▸ **Supplied data**:
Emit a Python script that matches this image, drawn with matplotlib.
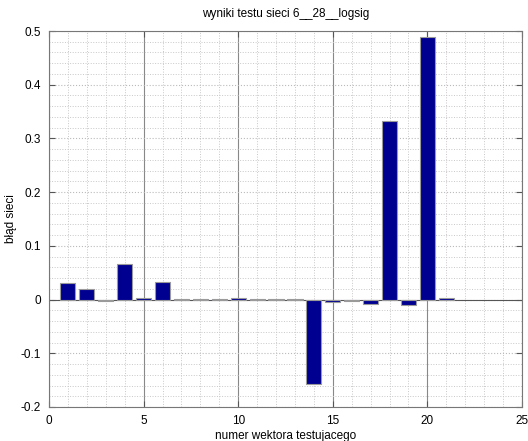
import numpy as np
import matplotlib.pyplot as plt
from matplotlib.ticker import MultipleLocator

# numer wektora testujacego i blad sieci dla kazdego wektora
wektory = np.arange(1, 22)
bledy = [0.031, 0.020, -0.003, 0.066, 0.002, 0.033, 0.001, 0.001, 0.001,
         0.003, 0.001, 0.001, 0.001, -0.157, -0.004, -0.002, -0.008,
         0.332, -0.011, 0.489, 0.003]

plt.rcParams['font.family'] = ['Liberation Sans', 'DejaVu Sans']

fig = plt.figure(figsize=(5.28, 4.41), dpi=100)
ax = fig.add_axes([0.0928, 0.0771, 0.8958, 0.8526])

ax.bar(wektory, bledy, width=0.8, color='#000090', edgecolor='#9a9a9a',
       linewidth=0.8, zorder=3)
ax.axhline(0, color='#555555', linewidth=0.8, zorder=2)

ax.set_xlim(0, 25)
ax.set_ylim(-0.2, 0.5)
ax.xaxis.set_major_locator(MultipleLocator(5))
ax.xaxis.set_minor_locator(MultipleLocator(1))
ax.yaxis.set_minor_locator(MultipleLocator(0.02))
ax.set_yticks(np.arange(-0.2, 0.51, 0.1))
ax.set_yticklabels(['-0.2', '-0.1', '0', '0.1', '0.2', '0.3', '0.4', '0.5'])

# siatka: glowne pionowe ciagle, reszta kropkowana
ax.grid(which='major', axis='x', color='#888888', linestyle='-', linewidth=0.8, zorder=1)
ax.grid(which='major', axis='y', color='#bbbbbb', linestyle=':', linewidth=0.8, zorder=1)
ax.grid(which='minor', axis='both', color='#c8c8c8', linestyle=':', linewidth=0.7, zorder=1)

ax.tick_params(which='both', direction='in', labelsize=8.5, top=True, right=True,
               color='#555555')
ax.tick_params(which='minor', length=0)
ax.tick_params(which='major', length=4, pad=6)
for s in ax.spines.values():
    s.set_color('#777777')
    s.set_linewidth(0.8)

ax.set_title('wyniki testu sieci 6__28__logsig', fontsize=8.5, pad=10)
ax.set_xlabel('numer wektora testujacego', fontsize=8.5)
ax.xaxis.set_label_coords(0.5, -0.06)
ax.set_ylabel('błąd sieci', fontsize=8.5)
ax.yaxis.set_label_coords(-0.068, 0.5)

fig.savefig('out.png', dpi=100)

▸ **Job**:
Quote the material exactly. Pictures stay out.

▸ **Answer for the task**:
Emit a Python script that matches this image, drawn with matplotlib.
import numpy as np
import matplotlib.pyplot as plt
from matplotlib.ticker import MultipleLocator

# numer wektora testujacego i blad sieci dla kazdego wektora
wektory = np.arange(1, 22)
bledy = [0.031, 0.020, -0.003, 0.066, 0.002, 0.033, 0.001, 0.001, 0.001,
         0.003, 0.001, 0.001, 0.001, -0.157, -0.004, -0.002, -0.008,
         0.332, -0.011, 0.489, 0.003]

plt.rcParams['font.family'] = ['Liberation Sans', 'DejaVu Sans']

fig = plt.figure(figsize=(5.28, 4.41), dpi=100)
ax = fig.add_axes([0.0928, 0.0771, 0.8958, 0.8526])

ax.bar(wektory, bledy, width=0.8, color='#000090', edgecolor='#9a9a9a',
       linewidth=0.8, zorder=3)
ax.axhline(0, color='#555555', linewidth=0.8, zorder=2)

ax.set_xlim(0, 25)
ax.set_ylim(-0.2, 0.5)
ax.xaxis.set_major_locator(MultipleLocator(5))
ax.xaxis.set_minor_locator(MultipleLocator(1))
ax.yaxis.set_minor_locator(MultipleLocator(0.02))
ax.set_yticks(np.arange(-0.2, 0.51, 0.1))
ax.set_yticklabels(['-0.2', '-0.1', '0', '0.1', '0.2', '0.3', '0.4', '0.5'])

# siatka: glowne pionowe ciagle, reszta kropkowana
ax.grid(which='major', axis='x', color='#888888', linestyle='-', linewidth=0.8, zorder=1)
ax.grid(which='major', axis='y', color='#bbbbbb', linestyle=':', linewidth=0.8, zorder=1)
ax.grid(which='minor', axis='both', color='#c8c8c8', linestyle=':', linewidth=0.7, zorder=1)

ax.tick_params(which='both', direction='in', labelsize=8.5, top=True, right=True,
               color='#555555')
ax.tick_params(which='minor', length=0)
ax.tick_params(which='major', length=4, pad=6)
for s in ax.spines.values():
    s.set_color('#777777')
    s.set_linewidth(0.8)

ax.set_title('wyniki testu sieci 6__28__logsig', fontsize=8.5, pad=10)
ax.set_xlabel('numer wektora testujacego', fontsize=8.5)
ax.xaxis.set_label_coords(0.5, -0.06)
ax.set_ylabel('błąd sieci', fontsize=8.5)
ax.yaxis.set_label_coords(-0.068, 0.5)

fig.savefig('out.png', dpi=100)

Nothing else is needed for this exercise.